Ian Gemmell

Personal information
- Full name: Ian James Gemmell
- Born: 6 April 1953 (age 73) Ashton-under-Lyne, Lancashire, England
- Batting: Right-handed
- Bowling: Right-arm fast-medium

Domestic team information
- 1981–1982: Minor Counties
- 1979: Minor Counties North
- 1978–1983: Cheshire

Career statistics
| Competition | List A |
| Matches | 10 |
| Runs scored | 59 |
| Batting average | 7.37 |
| 100s/50s | –/– |
| Top score | 20* |
| Balls bowled | 455 |
| Wickets | 7 |
| Bowling average | 45.71 |
| 5 wickets in innings | – |
| 10 wickets in match | – |
| Best bowling | 2/58 |
| Catches/stumpings | 2/– |
- Source: Cricinfo, 13 April 2011

= Ian Gemmell =

English cricketer (born 1953)

Ian James Gemmell (born 6 April 1953) is a former English cricketer. Gemmell was a right-handed batsman who bowled right-arm fast-medium. He was born in Ashton-under-Lyne, Lancashire.

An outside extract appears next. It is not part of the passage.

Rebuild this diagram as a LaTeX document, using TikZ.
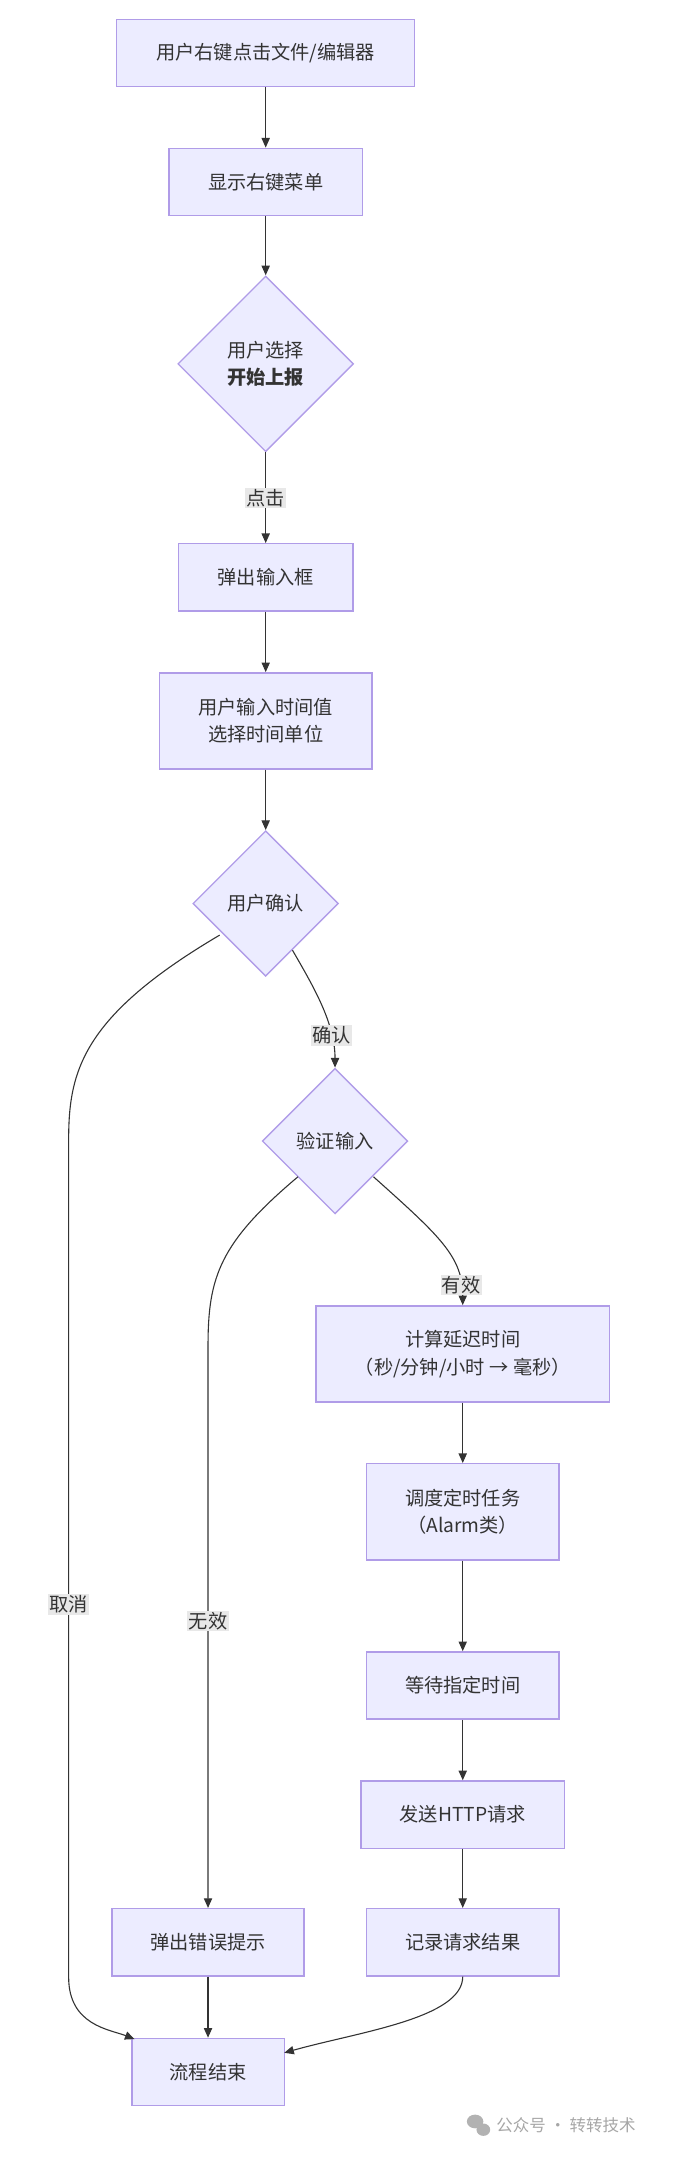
\documentclass[tikz,border=0pt]{standalone}
\usepackage{fontspec}
\setmainfont{Noto Sans CJK SC}
\usetikzlibrary{shapes.geometric,arrows.meta}
\definecolor{nfill}{HTML}{ECECFF}
\definecolor{nline}{HTML}{B09CE8}
\definecolor{eline}{HTML}{333333}
\definecolor{lbg}{HTML}{E8E8E8}
\begin{document}
\begin{tikzpicture}[x=1pt,y=-1pt,
  font=\fontsize{14}{20}\selectfont, text=eline,
  box/.style={draw=nline,fill=nfill,line width=1pt,minimum height=49pt,align=center,inner sep=0pt},
  dia/.style={draw=nline,fill=nfill,line width=1pt,diamond,aspect=1,inner sep=0pt,align=center},
  arr/.style={draw=eline,line width=0.8pt,-{Triangle[length=7pt,width=6pt]}},
  lab/.style={fill=lbg,inner sep=1pt,font=\fontsize{14}{16}\selectfont}]
\useasboundingbox (0,0) rectangle (490,1584);
\node[box,minimum width=217pt] (A) at (193.5,38.5) {用户右键点击文件/编辑器};
\node[box,minimum width=141pt] (B) at (193.5,132.5) {显示右键菜单};
\node[dia,minimum width=128pt,minimum height=128pt] (C) at (193.5,265) {用户选择\\\textbf{开始上报}};
\node[box,minimum width=127pt] (D) at (193.5,420.5) {弹出输入框};
\node[box,minimum width=155pt,minimum height=70pt] (E) at (193.5,525) {用户输入时间值\\选择时间单位};
\node[dia,minimum width=106pt,minimum height=106pt] (F) at (193.5,658) {用户确认};
\node[dia,minimum width=106pt,minimum height=106pt] (G) at (244,831) {验证输入};
\node[box,minimum width=214pt,minimum height=70pt] (H) at (337,986) {计算延迟时间\\（秒/分钟/小时 → 毫秒）};
\node[box,minimum width=140pt,minimum height=70pt] (I) at (337,1101) {调度定时任务\\（Alarm类）};
\node[box,minimum width=140pt] (J) at (337,1227.5) {等待指定时间};
\node[box,minimum width=148pt] (K) at (337,1321.5) {发送HTTP请求};
\node[box,minimum width=140pt] (L) at (337,1414.5) {记录请求结果};
\node[box,minimum width=140pt] (M) at (151.5,1414.5) {弹出错误提示};
\node[box,minimum width=111pt] (N) at (151.5,1509) {流程结束};
\draw[arr] (A) -- (B);
\draw[arr] (B) -- (C);
\draw[arr] (C) -- node[lab] {点击} (D);
\draw[arr] (D) -- (E);
\draw[arr] (E) -- (F);
\coordinate (f1) at (213,692);
\draw[arr] (f1) .. controls (228,718) and (244,745) .. node[lab,pos=0.75] {确认} (G.north);
\coordinate (f2) at (160,681);
\draw[arr] (f2) .. controls (60,740) and (50,780) .. (50,830) -- node[lab,pos=0.555] {取消} (50,1440) .. controls (50,1475) and (80,1478) .. (98,1485);
\coordinate (g1) at (217,857);
\draw[arr] (g1) .. controls (160,905) and (151.5,930) .. (151.5,980) -- node[lab,pos=0.49] {无效} (M.north);
\coordinate (g2) at (272,857);
\draw[arr] (g2) .. controls (320,900) and (337,915) .. node[lab,pos=0.85] {有效} (H.north);
\draw[arr] (H) -- (I);
\draw[arr] (I) -- (J);
\draw[arr] (J) -- (K);
\draw[arr] (K) -- (L);
\draw[arr] (M) -- (N);
\draw[arr] (L.south) .. controls (337,1470) and (260,1480) .. (207,1495);
\node[text=gray!70,font=\fontsize{12}{14}\selectfont,anchor=west] (W) at (358,1548) {公众号 · 转转技术};
\fill[gray!60] (346,1545) ellipse (6pt and 5pt);
\fill[gray!60] (352,1551) ellipse (5pt and 4.5pt);
\end{tikzpicture}
\end{document}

Gemmell made his debut for Cheshire in the 1978 Minor Counties Championship against the Somerset Second XI. Gemmell played Minor counties cricket for Cheshire from 1978 to 1983, including 48 Minor Counties Championship matches and two MCCA Knockout Trophy matches. In 1964, he made his List A debut for Minor Counties North in the 1979 Benson & Hedges Cup, playing two matches against Middlesex and Yorkshire. He later represented the Minor Counties cricket team in the 1981 and 1982 competitions, playing five matches for the team. His debut in List A cricket for Cheshire did not come until the 1981 NatWest Trophy when Cheshire played Hampshire. He played two further List A matches for Cheshire, in 1982 against Middlesex and in 1983 against Kent. In total he ten List A matches, scoring 59 runs at a batting average of 7.37, with a high score of 20*. With the ball he took 7 wickets at a bowling average of 45.71, with best figures of 2/58.